The Corrupted Interpretation of Agile

Original agile encouraged teams to observe reality, adapt their process, and take responsibility for quality. It treated teams as thinking organisms.

Modern agile is process theatre. Tools dictate behaviour. Ceremonies replace judgement. Reporting replaces reflection. People follow scripts rather than understand problems. When questioning is discouraged, questioning dies. The capacity for long-term reasoning withers.

Product and Design Colonised Engineering

In many organisations, product managers and designers dictate solutions rather than defining problems. They impose long-term roadmaps detached from market volatility and treat engineering as a delivery function. This removes space for analysis, modelling, and architectural thinking. When engineers are not expected to think, they eventually stop.

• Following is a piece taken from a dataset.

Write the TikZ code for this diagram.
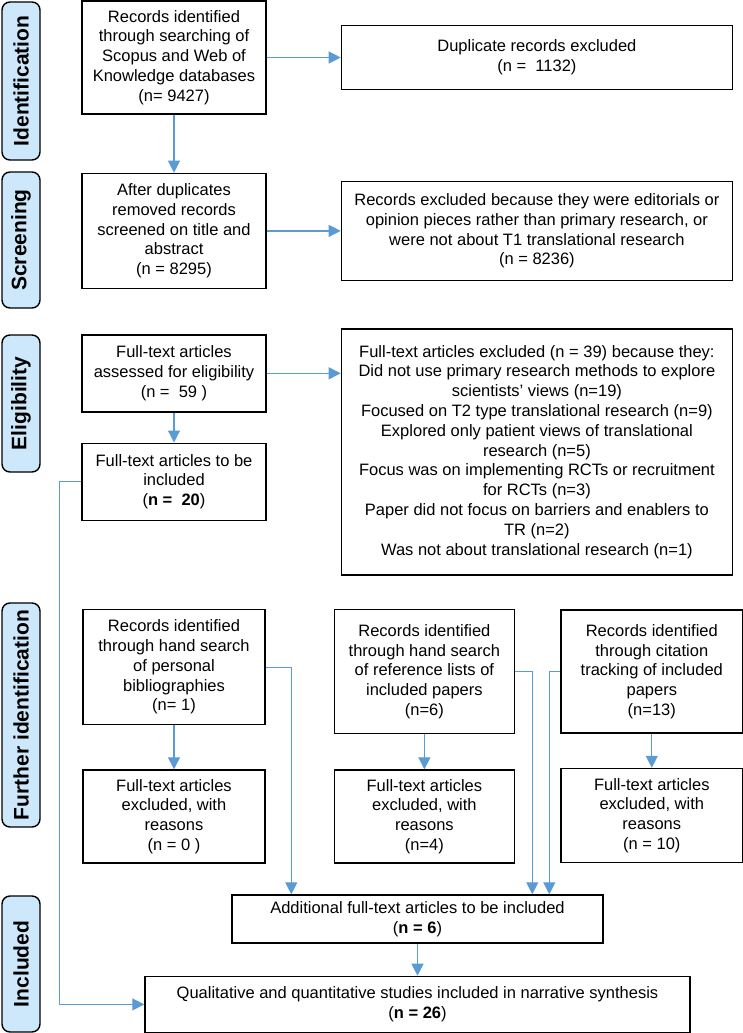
\documentclass[tikz,border=0pt]{standalone}
\usepackage{fontspec}
\setmainfont{Liberation Sans}
\usepackage{tikz}
\usetikzlibrary{positioning}
\usetikzlibrary{calc}
\usetikzlibrary{arrows.meta}
\definecolor{flowblue}{RGB}{91,155,213}
\definecolor{stagefill}{RGB}{205,232,250}

\begin{document}
\begin{tikzpicture}[
        x=1pt, y=-1pt,
        font=\fontsize{16.5}{19.8}\selectfont,
        box/.style={draw, line width=1.4pt, rectangle, inner sep=0pt, align=center},
        stage/.style={draw, line width=1.4pt, rounded corners=8pt, fill=stagefill, rotate=90,
            minimum height=38pt, inner sep=0pt, font=\fontsize{21}{25}\selectfont\bfseries},
        arrow/.style={flowblue, line width=1.2pt, -{Triangle[width=12pt,length=12pt]}},
    ]
        \useasboundingbox (0,0) rectangle (742,1033);

        % stage labels on the left
        \node[stage, minimum width=158pt] (identification) at (21,81) {Identification};
        \node[stage, minimum width=136pt] (screening) at (21,240) {Screening};
        \node[stage, minimum width=137pt] (eligibility) at (21,403.5) {Eligibility};
        \node[stage, minimum width=224pt] (further) at (21,715) {Further identification};
        \node[stage, minimum width=136pt] (included) at (21,964) {Included};

        % main column
        \node[box, minimum width=184pt, minimum height=113pt] (search) at (174,57.5)
            {Records identified\\through searching of\\Scopus and Web of\\Knowledge databases\\(n= 9427)};
        \node[box, minimum width=391pt, minimum height=64pt, right = 74pt of search] (dup)
            {Duplicate records excluded\\(n =~ 1132)};
        \node[box, minimum width=184pt, minimum height=115pt, below = 58pt of search] (screened)
            {After duplicates\\removed records\\screened on title and\\abstract\\(n = 8295)};
        \node[box, minimum width=391pt, minimum height=99pt, right = 74pt of screened] (recexcl)
            {Records excluded because they were editorials or\\opinion pieces rather than primary research, or\\were not about T1 translational research\\(n = 8236)};
        \node[box, minimum width=184pt, minimum height=77pt, below = 45pt of screened] (assessed)
            {Full-text articles\\assessed for eligibility\\(n =~ 59 )};
        \node[box, minimum width=391pt, minimum height=246pt, below = 47pt of recexcl] (ftexcl)
            {Full-text articles excluded (n = 39) because they:\\Did not use primary research methods to explore\\scientists' views (n=19)\\Focused on T2 type translational research (n=9)\\Explored only patient views of translational\\research (n=5)\\Focus was on implementing RCTs or recruitment\\for RCTs (n=3)\\Paper did not focus on barriers and enablers to\\TR (n=2)\\Was not about translational research (n=1)};
        \node[box, minimum width=184pt, minimum height=77pt, below = 30pt of assessed] (incl20)
            {Full-text articles to be\\included\\(\textbf{n =~ 20})};

        % further identification
        \node[box, minimum width=182pt, minimum height=115pt, below = 88pt of incl20] (personal)
            {Records identified\\through hand search\\of personal\\bibliographies\\(n= 1)};
        \node[box, minimum width=182pt, minimum height=93pt, below = 44pt of personal] (excl0)
            {Full-text articles\\excluded, with\\reasons\\(n = 0 )};
        \node[box, minimum width=180pt, minimum height=124pt, right = 68pt of personal.north east, anchor=north west] (reflists)
            {Records identified\\through hand search\\of reference lists of\\included papers\\(n=6)};
        \node[box, minimum width=180pt, minimum height=93pt, below = 35pt of reflists] (excl4)
            {Full-text articles\\excluded, with\\reasons\\(n=4)};
        \node[box, minimum width=182pt, minimum height=123pt, right = 45pt of reflists] (citation)
            {Records identified\\through citation\\tracking of included\\papers\\(n=13)};
        \node[box, minimum width=182pt, minimum height=94pt, below = 34pt of citation] (excl10)
            {Full-text articles\\excluded, with\\reasons\\(n = 10)};

        % included
        \node[box, minimum width=371pt, minimum height=48pt] (additional) at (417.5,919)
            {Additional full-text articles to be included\\(\textbf{n = 6})};
        \node[box, minimum width=545pt, minimum height=56pt, below = 32pt of additional] (narrative)
            {Qualitative and quantitative studies included in narrative synthesis\\(\textbf{n = 26})};

        \draw[arrow] (search) -- (dup);
        \draw[arrow] (search) -- (screened);
        \draw[arrow] (screened) -- (recexcl);
        \draw[arrow] (assessed.east) -- (ftexcl.west |- assessed.east);
        \draw[arrow] (assessed) -- (incl20);
        \draw[arrow] (incl20.west) -- ++(-22pt,0) |- (narrative.west);

        \draw[arrow] (personal) -- (excl0);
        \draw[arrow] (reflists) -- (excl4);
        \draw[arrow] (citation) -- (excl10);
        \draw[arrow] (personal.east) -| ([xshift=60pt]additional.north west);
        \draw[arrow] (reflists.east) -| ([xshift=301pt]additional.north west);
        \draw[arrow] (citation.west) -| ([xshift=318pt]additional.north west);
        \draw[arrow] (additional) -- (narrative);
    \end{tikzpicture}
\end{document}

Failures Born from Short-Term Thinking

Short-termism always extracts a cost.

Boeing 737 MAX

The MAX crisis was not a failure of engineering talent but a failure of institutional mindset. Competitive panic and cost pressure undermined a culture that once built the safest aircraft in the world. Immediate objectives overrode long-term safety. A company that mastered systemic thinking abandoned it, with tragic results.

Digital Transformations that Collapse Under Their Own Weight

Banks, telecom operators, and public institutions have launched vast modernisation programmes built on fashion rather than foundations. Consultants dictated architecture, timelines ignored uncertainty, and the work proceeded as if legacy engineering did not exist. These projects collapsed because they were conceived as prototypes rather than infrastructure. Billions were lost. Nothing endured.

Successes Rooted in Long-Term Thinking

Some organisations have renewed themselves by returning to engineering tradition.

SpaceX

SpaceX combines rapid iteration with uncompromising systemic thinking. Reusable boosters, standardised interfaces, and architectural consistency reflect a long-term vision. The organisation understands that systems must outlive their creators. Innovation comes from discipline, not from haste.

Toyota and the Discipline of Continuous Learning

Toyota never abandoned apprenticeship, craft, or long-term horizons. Its production systems are designed for decades of evolution. Engineers think about those who will inherit their decisions. Legacy is treated as a foundation, not a burden. This mindset accelerates progress by reducing waste and conceptual drift.

The Human Cost of Short-Term Systems

Short-term systems create short-term careers. Engineers inherit chaotic architectures and spend their days fighting entropy rather than delivering value. Juniors receive tasks instead of education. Teams drown in rework generated by past haste. Burnout flourishes where there is no continuity, no stewardship, and no meaning.

When nothing is built to last, people feel the same.

A Harsh Mirror

Consider your own team. How many expect their work to survive five years? How many design for the person who will maintain their code? How many understand the long-term implications of their decisions? How many shape systems rather than follow tickets?

If nobody feels responsible for the future, then nobody is building one.

Why This Matters Now

This is not nostalgia. It is a warning. AI hype fuels the belief that thinking can be automated. Juniorisation accelerates without apprenticeship. Architectural thinking collapses under frameworks and dashboards. Companies chase short-term narratives because they have lost the courage to build for the next decade.

Meanwhile, the industries explored in Gears, Triggers and Systems: What Cars, Guns, and Engineering Do That IT Does Not continue to succeed because they never abandoned craft, lineage, or responsibility.

IT must choose between maturity and spectacle.

IT Must Rebuild Its Lost Lineage

If IT wishes to evolve into a true engineering discipline, it must recover:

  • responsibility to future maintainers
  • intellectual honesty and conceptual clarity
  • respect for constraints
  • a culture of apprenticeship
  • systems designed to last
  • courage to think in decades, not sprints

Real engineering begins when you accept that the system will live longer than you. If IT continues to reject long-term thinking, it will remain a field defined by tools rather than thought, and by velocity rather than value.

IT does not lack talent. It lacks adults.

Real engineering begins when responsibility outweighs immediacy.